Lymphoid · Cytotoxic T-cellICD-10 C84.7

Subcutaneous panniculitis-like T-cell lymphoma

SPTCL; αβ-SPTCL (since the WHO 2008 reclassification removed the γδ subtype, now reclassified as primary cutaneous γδ T-cell lymphoma)

Subcutaneous panniculitis-like T-cell lymphoma is an indolent primary cutaneous cytotoxic T-cell lymphoma in which neoplastic αβ T cells infiltrate the subcutaneous adipose tissue, producing a clinical and histological picture that closely mimics panniculitis. It is more common in young to middle-aged women and is strongly associated with autoimmune disease (especially systemic lupus erythematosus) and germline HAVCR2 (TIM-3) mutations. The most important complication is haemophagocytic lymphohistiocytosis (HLH), which occurs in 15–20% and dramatically worsens prognosis. The 2008 WHO reclassification removed γδ T-cell lesions from this entity (now primary cutaneous γδ T-cell lymphoma, an aggressive disease) — narrowing SPTCL to the αβ phenotype, which behaves indolently with 5-year overall survival ~80%.
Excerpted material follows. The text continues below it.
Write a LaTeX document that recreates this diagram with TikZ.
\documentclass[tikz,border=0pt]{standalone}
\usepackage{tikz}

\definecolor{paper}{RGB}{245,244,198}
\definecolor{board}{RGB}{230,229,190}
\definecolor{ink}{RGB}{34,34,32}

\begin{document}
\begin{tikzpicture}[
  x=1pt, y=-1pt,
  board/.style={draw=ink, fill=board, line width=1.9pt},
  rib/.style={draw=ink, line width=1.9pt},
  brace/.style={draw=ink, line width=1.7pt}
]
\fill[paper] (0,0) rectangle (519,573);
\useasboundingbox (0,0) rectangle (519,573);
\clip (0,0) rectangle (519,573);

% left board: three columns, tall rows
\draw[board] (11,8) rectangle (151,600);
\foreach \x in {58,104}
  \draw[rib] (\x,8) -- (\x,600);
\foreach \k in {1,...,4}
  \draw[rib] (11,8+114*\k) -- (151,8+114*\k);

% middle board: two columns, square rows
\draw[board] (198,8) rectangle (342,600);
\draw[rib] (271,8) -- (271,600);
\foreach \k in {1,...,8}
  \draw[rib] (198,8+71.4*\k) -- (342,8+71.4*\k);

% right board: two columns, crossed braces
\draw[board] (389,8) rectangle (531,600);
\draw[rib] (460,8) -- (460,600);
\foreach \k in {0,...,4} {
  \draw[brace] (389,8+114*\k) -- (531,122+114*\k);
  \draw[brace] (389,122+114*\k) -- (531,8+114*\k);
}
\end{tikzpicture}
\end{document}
CurrentLast reviewed 26 April 2026

Clinical features

  • Multiple deep-seated, tender, erythematous to violaceous subcutaneous nodules and indurated plaques.
  • Most common on the lower limbs and trunk; also arms, face.
  • Median age 35–40; F:M ~2:1.
  • Spontaneously resolving lesions may leave atrophic scars (lipoatrophy).
  • B symptoms — fever, weight loss, fatigue — in ~50%.
  • Strong association with autoimmune disease, especially SLE and discoid lupus.
  • ~20% develop haemophagocytic lymphohistiocytosis (HLH) — fever, cytopenias, hepatosplenomegaly, elevated ferritin and triglycerides — a life-threatening complication.

Differential diagnosis

  • Lupus panniculitis (lupus profundus) — closest mimic; both can co-exist; clinically and histologically overlapping. SLE serology, dermal mucin and lymphocytic vasculitis support lupus.
  • Erythema nodosum — septal panniculitis, usually shins, no atypia.
  • Primary cutaneous γδ T-cell lymphoma — much more aggressive; γδ TCR phenotype; epidermotropism more prominent.
  • Other panniculitides — pancreatic, infective, factitial.

Histology & molecular

  • Lobular panniculitis-like infiltrate of medium-sized atypical lymphocytes "rimming" individual adipocytes — characteristic feature.
  • Karyorrhectic debris, fat necrosis and reactive histiocytes.
  • Sparing of the dermis and epidermis.
  • Phenotype: CD3+, CD8+, βF1+ (αβ TCR), CD4−, CD56−.
  • Cytotoxic markers (TIA-1, granzyme B, perforin) positive.
  • Clonal T-cell receptor rearrangement.
  • Germline HAVCR2 (TIM-3) mutations in a substantial subset, particularly in patients of East Asian ancestry — predisposes to HLH.

Staging

  • CT chest/abdomen/pelvis ± PET-CT — usually negative for systemic involvement at presentation.
  • Bone marrow biopsy if cytopenias or HLH features.
  • FBC, U&E, LFT, LDH, ferritin, triglycerides, fibrinogen — screen for HLH.
  • SLE / autoimmune screen (ANA, anti-dsDNA, complement).
  • HAVCR2 (TIM-3) mutation testing where available.

Management

  • Indolent localised disease without HLH:
    • Systemic corticosteroids (prednisolone 0.5–1 mg/kg/day with slow taper) — first-line.
    • Methotrexate, cyclosporine — steroid-sparing alternatives.
    • Bexarotene, denileukin diftitox — alternative for refractory disease.
  • Multifocal / progressive disease:
    • Multi-agent chemotherapy (CHOP, CHOEP) — historically standard.
    • Romidepsin, pralatrexate — for relapsed/refractory.
    • Allogeneic stem cell transplantation — for selected younger patients with refractory disease.
  • Haemophagocytic lymphohistiocytosis (HLH):
    • Urgent haematology referral.
    • HLH-94 / HLH-2004 protocol (etoposide, dexamethasone, cyclosporine).
    • Consider allogeneic transplantation in HLH that does not respond.
  • Long-term surveillance for relapse and HLH.

Prognosis

5-year overall survival ~80% for SPTCL without HLH; falls to ~45% with HLH. Adverse features: HLH at presentation, multifocal disease, B symptoms, HAVCR2 mutation. Long-term remission is achievable in many patients with corticosteroid-based therapy.

References

  1. Willemze R et al. Subcutaneous panniculitis-like T-cell lymphoma — definition, classification and prognostic factors. Blood; 2008.
  2. Polprasert C et al. Frequent germline mutations of HAVCR2 in subcutaneous panniculitis-like T-cell lymphoma. Blood Adv; 2019.